Guys, are you aware that O2 sensors slow down with age, just like we do?

Perhaps OP’s sensors haven’t outright failed. Perhaps they’ve just slowed down.

Good post @db4690. I know I’m feeling slower all the time! If the O2 sensor gets coated with contamination, it won’t respond to changes in O2 as fast as when it was new. That would prevent the ECM from properly regulating the air/fuel mixture. Sort of like if an expert tennis player suddenly couldn’t see as clearly as before, he’d have a harder time returning serves than he used to when his vision was 20/20.

@JoeTheAuthor…I highly suspect that only one of your O2 sensors was bad. Replacing all three is just “shotgun” maintenance for the most part. Big question…did your check engine light go out or is it still burning brightly on your dash? A lot of O2 sensors and catalytic converters are junked every day although they are still working fine.
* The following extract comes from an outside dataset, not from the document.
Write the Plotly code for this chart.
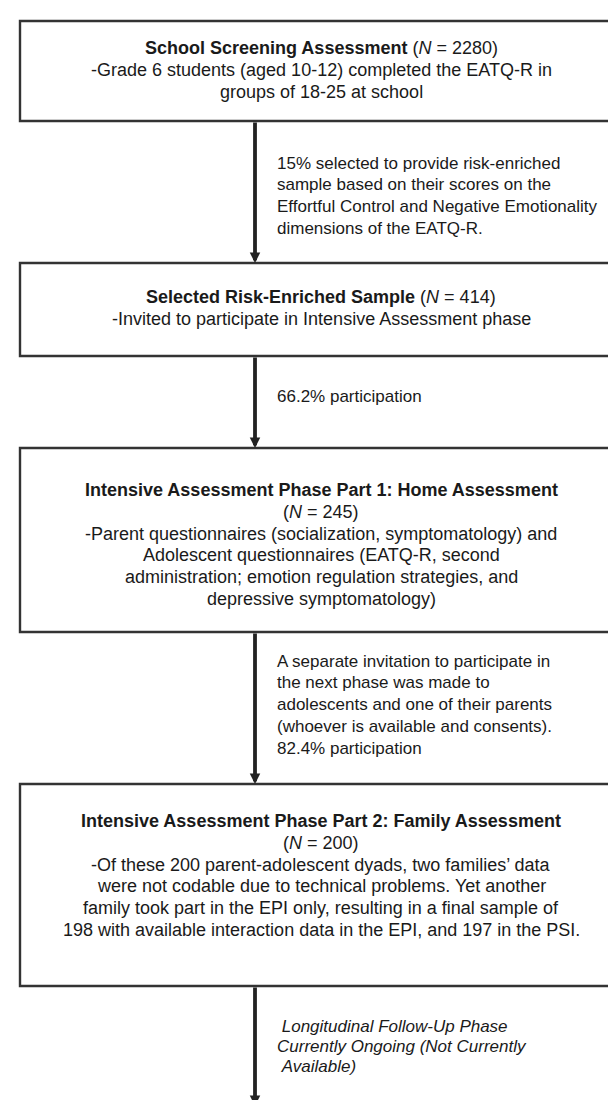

Something that oblivion said earlier in this thread bears repeating:

“The sensors probably didn’t fail all at once, but one by one. Since the check engine light has been on constantly and you didn’t bother to read the codes and see why, there’s no way of determining when each sensor failed, not that it matters really.”

Ignoring a CEL for years means that some–or perhaps many–additional problems have cropped up since the CEL first lit up. Not taking care of problems as they occur–or at least checking the stored trouble codes periodically–will frequently lead somebody to believe that a lot of components failed “at the same time”, when–in reality–there was more likely an ongoing process of breakdowns that were not taken care of when they first took place.

Several years ago, a woman posted a question in this forum regarding her Suzuki, whose CEL had been lit up for 16 years without ever checking the stored trouble codes. The collective advice that she received from this forum was something along the lines of…Why suddenly worry about it now? Just continue to drive along on your merry way until the heap finally stops running. While that advice may have been less than helpful, it essentially summed up the frustration of trying to play catch-up on repairs after many years had passed.

Deferred repairs are never cheaper, and–in fact–may be more expensive in the long run than repairs that are done on a timely basis.